[Data listing]
----------------

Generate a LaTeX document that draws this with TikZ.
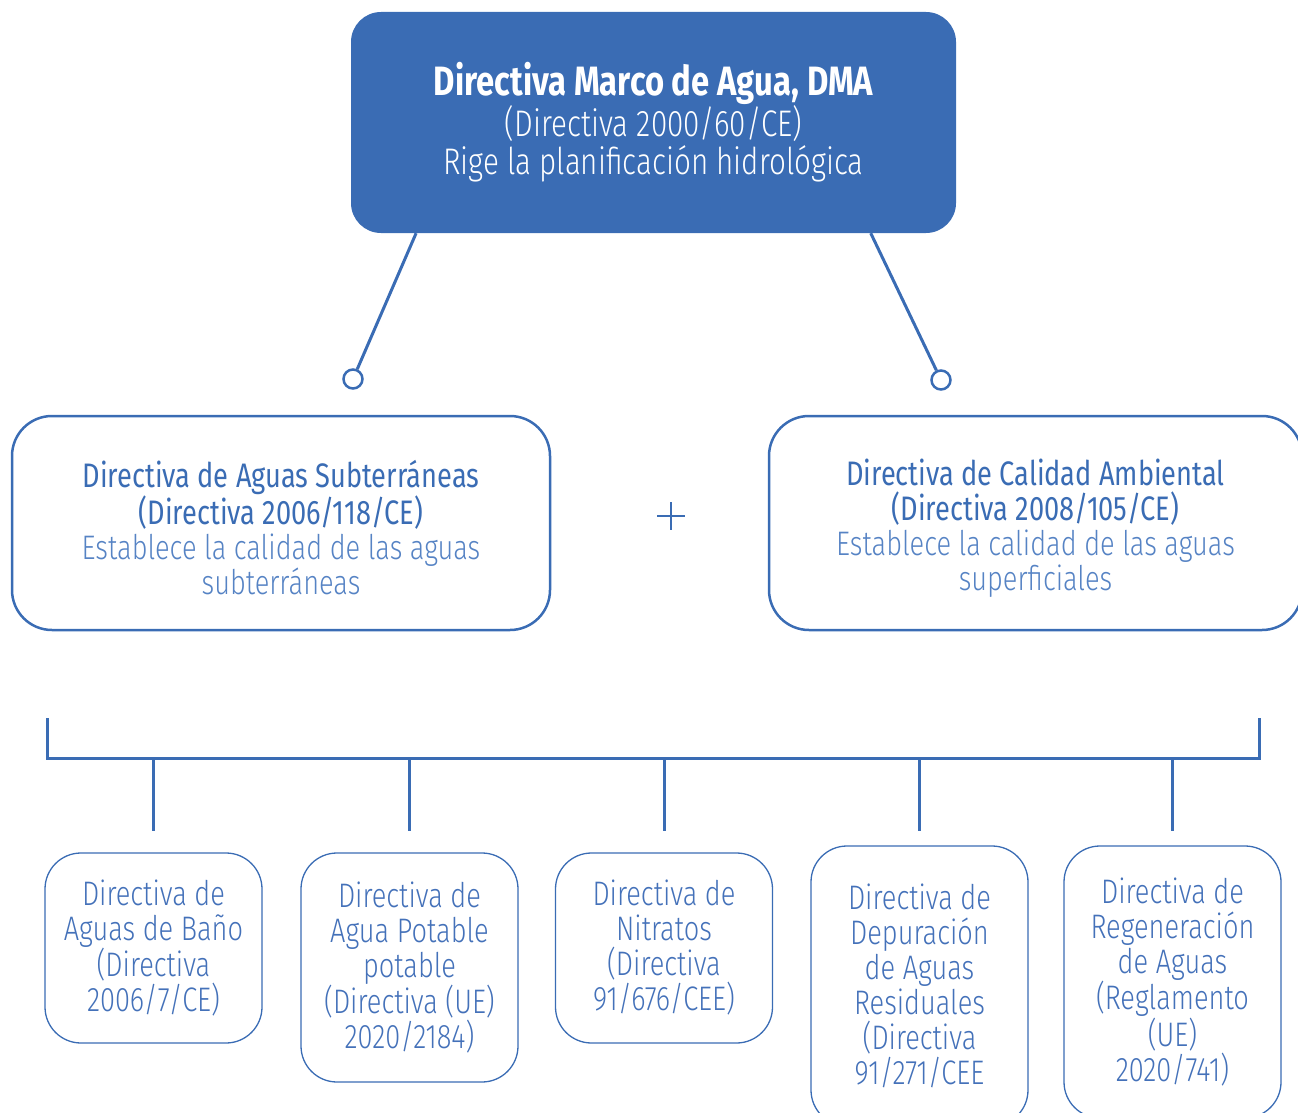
\documentclass[tikz,border=0pt]{standalone}
\usepackage{fontspec}
\setmainfont{Fira Sans}[UprightFont={* Light},BoldFont={* Bold},FakeStretch=0.80]
\newfontfamily\regfont{Fira Sans}[FakeStretch=0.80]
\usepackage{tikz}
\usetikzlibrary{positioning}
\definecolor{azul}{HTML}{3A6CB4}
\definecolor{azulclaro}{HTML}{5683C4}
\definecolor{azultexto}{HTML}{4471B9}

\begin{document}
\begin{tikzpicture}[x=1pt,y=-1pt,
    marco/.style={rounded corners=30pt,fill=azul,text=white,align=center,
      minimum width=605pt,minimum height=221pt,font=\fontsize{37}{38}\selectfont},
    grande/.style={draw=azul,line width=2.5pt,rounded corners=40pt,align=center,
      text=azulclaro,minimum height=214pt,font=\fontsize{34}{35}\selectfont},
    chica/.style={draw=azul,line width=1.3pt,rounded corners=36pt,align=center,
      text=azultexto,minimum width=217pt,font=\fontsize{34}{35}\selectfont},
    enlace/.style={draw=azul,line width=3pt},
    anillo/.style={circle,draw=azul,line width=2.5pt,inner sep=0pt,minimum size=19pt},
    cruz/.style={minimum size=28pt,inner sep=0pt,path picture={
      \draw[azul,line width=2.5pt] (path picture bounding box.north) -- (path picture bounding box.south)
        (path picture bounding box.west) -- (path picture bounding box.east);}}]
  \useasboundingbox (0,0) rectangle (1298,1113);

  \node[marco] (dma) at (653.5,122.5)
    {{\fontsize{41}{38}\selectfont\bfseries Directiva Marco de Agua, DMA}\\(Directiva 2000/60/CE)\\Rige la planificación hidrológica};

  \node[anillo] (anilloI) at (353,379) {};
  \node[anillo] (anilloD) at (941,380) {};
  \draw[enlace] (dma.205) -- (anilloI);
  \draw[enlace] (dma.-27) -- (anilloD);

  \node[grande,minimum width=538pt] (subterraneas) at (281,523)
    {{\regfont\color{azul}\rule{0pt}{36pt}Directiva de Aguas Subterráneas}\\{\regfont\color{azul}(Directiva 2006/118/CE)}\\Establece la calidad de las aguas\\subterráneas};
  \node[grande,minimum width=533pt] (ambiental) at (1035.5,523)
    {{\regfont\color{azul}\rule{0pt}{36pt}Directiva de Calidad Ambiental}\\{\regfont\color{azul}(Directiva 2008/105/CE)}\\Establece la calidad de las aguas\\superficiales};
  \node[cruz] (mas) at (671,516) {};

  \node[chica,minimum height=190pt] (bano) at (153.5,948)
    {Directiva de\\Aguas de Baño\\(Directiva\\2006/7/CE)};
  \node[chica,minimum height=229pt] (potable) at (409.5,967.5)
    {Directiva de\\Agua Potable\\potable\\(Directiva (UE)\\2020/2184)};
  \node[chica,minimum height=190pt] (nitratos) at (664,948)
    {Directiva de\\Nitratos\\(Directiva\\91/676/CEE)};
  \node[chica,minimum height=280pt] (depuracion) at (919.5,986)
    {Directiva de\\Depuración\\de Aguas\\Residuales\\(Directiva\\91/271/CEE};
  \node[chica,minimum height=272pt] (regeneracion) at (1172.5,982)
    {Directiva de\\Regeneración\\de Aguas\\(Reglamento\\(UE)\\2020/741)};

  \coordinate (esqI) at (47,718);
  \coordinate (esqD) at (1259,718);
  \coordinate (barraI) at (47,758);
  \coordinate (barraD) at (1259,758);
  \draw[enlace] (esqI) -- (barraI) -- (barraD) -- (esqD);
  \draw[enlace,shorten >=21pt] (bano.north |- barraI) -- (bano);
  \draw[enlace,shorten >=21pt] (potable.north |- barraI) -- (potable);
  \draw[enlace,shorten >=21pt] (nitratos.north |- barraI) -- (nitratos);
  \draw[enlace,shorten >=14pt] (depuracion.north |- barraI) -- (depuracion);
  \draw[enlace,shorten >=14pt] (regeneracion.north |- barraI) -- (regeneracion);
\end{tikzpicture}
\end{document}
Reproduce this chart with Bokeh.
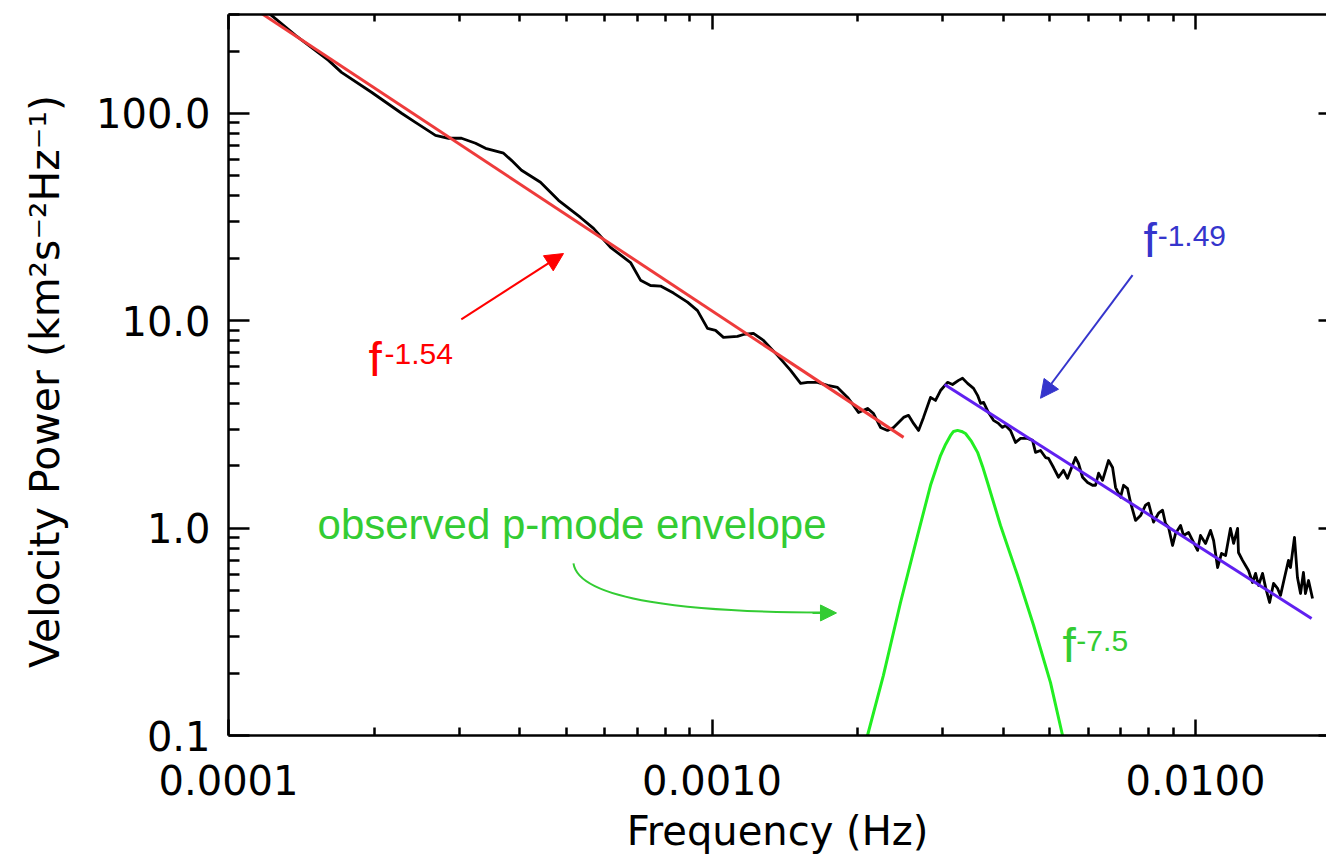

----------------

■ Written instruction:
Every entry must be written out exactly, with all pictures left out.

■ Written solution:
Generate a LaTeX document that draws this with TikZ.
\documentclass[tikz,border=0pt]{standalone}
\usepackage{fontspec}
\setmainfont{Fira Sans}[UprightFont={* Light},BoldFont={* Bold},FakeStretch=0.80]
\newfontfamily\regfont{Fira Sans}[FakeStretch=0.80]
\usepackage{tikz}
\usetikzlibrary{positioning}
\definecolor{azul}{HTML}{3A6CB4}
\definecolor{azulclaro}{HTML}{5683C4}
\definecolor{azultexto}{HTML}{4471B9}

\begin{document}
\begin{tikzpicture}[x=1pt,y=-1pt,
    marco/.style={rounded corners=30pt,fill=azul,text=white,align=center,
      minimum width=605pt,minimum height=221pt,font=\fontsize{37}{38}\selectfont},
    grande/.style={draw=azul,line width=2.5pt,rounded corners=40pt,align=center,
      text=azulclaro,minimum height=214pt,font=\fontsize{34}{35}\selectfont},
    chica/.style={draw=azul,line width=1.3pt,rounded corners=36pt,align=center,
      text=azultexto,minimum width=217pt,font=\fontsize{34}{35}\selectfont},
    enlace/.style={draw=azul,line width=3pt},
    anillo/.style={circle,draw=azul,line width=2.5pt,inner sep=0pt,minimum size=19pt},
    cruz/.style={minimum size=28pt,inner sep=0pt,path picture={
      \draw[azul,line width=2.5pt] (path picture bounding box.north) -- (path picture bounding box.south)
        (path picture bounding box.west) -- (path picture bounding box.east);}}]
  \useasboundingbox (0,0) rectangle (1298,1113);

  \node[marco] (dma) at (653.5,122.5)
    {{\fontsize{41}{38}\selectfont\bfseries Directiva Marco de Agua, DMA}\\(Directiva 2000/60/CE)\\Rige la planificación hidrológica};

  \node[anillo] (anilloI) at (353,379) {};
  \node[anillo] (anilloD) at (941,380) {};
  \draw[enlace] (dma.205) -- (anilloI);
  \draw[enlace] (dma.-27) -- (anilloD);

  \node[grande,minimum width=538pt] (subterraneas) at (281,523)
    {{\regfont\color{azul}\rule{0pt}{36pt}Directiva de Aguas Subterráneas}\\{\regfont\color{azul}(Directiva 2006/118/CE)}\\Establece la calidad de las aguas\\subterráneas};
  \node[grande,minimum width=533pt] (ambiental) at (1035.5,523)
    {{\regfont\color{azul}\rule{0pt}{36pt}Directiva de Calidad Ambiental}\\{\regfont\color{azul}(Directiva 2008/105/CE)}\\Establece la calidad de las aguas\\superficiales};
  \node[cruz] (mas) at (671,516) {};

  \node[chica,minimum height=190pt] (bano) at (153.5,948)
    {Directiva de\\Aguas de Baño\\(Directiva\\2006/7/CE)};
  \node[chica,minimum height=229pt] (potable) at (409.5,967.5)
    {Directiva de\\Agua Potable\\potable\\(Directiva (UE)\\2020/2184)};
  \node[chica,minimum height=190pt] (nitratos) at (664,948)
    {Directiva de\\Nitratos\\(Directiva\\91/676/CEE)};
  \node[chica,minimum height=280pt] (depuracion) at (919.5,986)
    {Directiva de\\Depuración\\de Aguas\\Residuales\\(Directiva\\91/271/CEE};
  \node[chica,minimum height=272pt] (regeneracion) at (1172.5,982)
    {Directiva de\\Regeneración\\de Aguas\\(Reglamento\\(UE)\\2020/741)};

  \coordinate (esqI) at (47,718);
  \coordinate (esqD) at (1259,718);
  \coordinate (barraI) at (47,758);
  \coordinate (barraD) at (1259,758);
  \draw[enlace] (esqI) -- (barraI) -- (barraD) -- (esqD);
  \draw[enlace,shorten >=21pt] (bano.north |- barraI) -- (bano);
  \draw[enlace,shorten >=21pt] (potable.north |- barraI) -- (potable);
  \draw[enlace,shorten >=21pt] (nitratos.north |- barraI) -- (nitratos);
  \draw[enlace,shorten >=14pt] (depuracion.north |- barraI) -- (depuracion);
  \draw[enlace,shorten >=14pt] (regeneracion.north |- barraI) -- (regeneracion);
\end{tikzpicture}
\end{document}
Reproduce this chart with Bokeh.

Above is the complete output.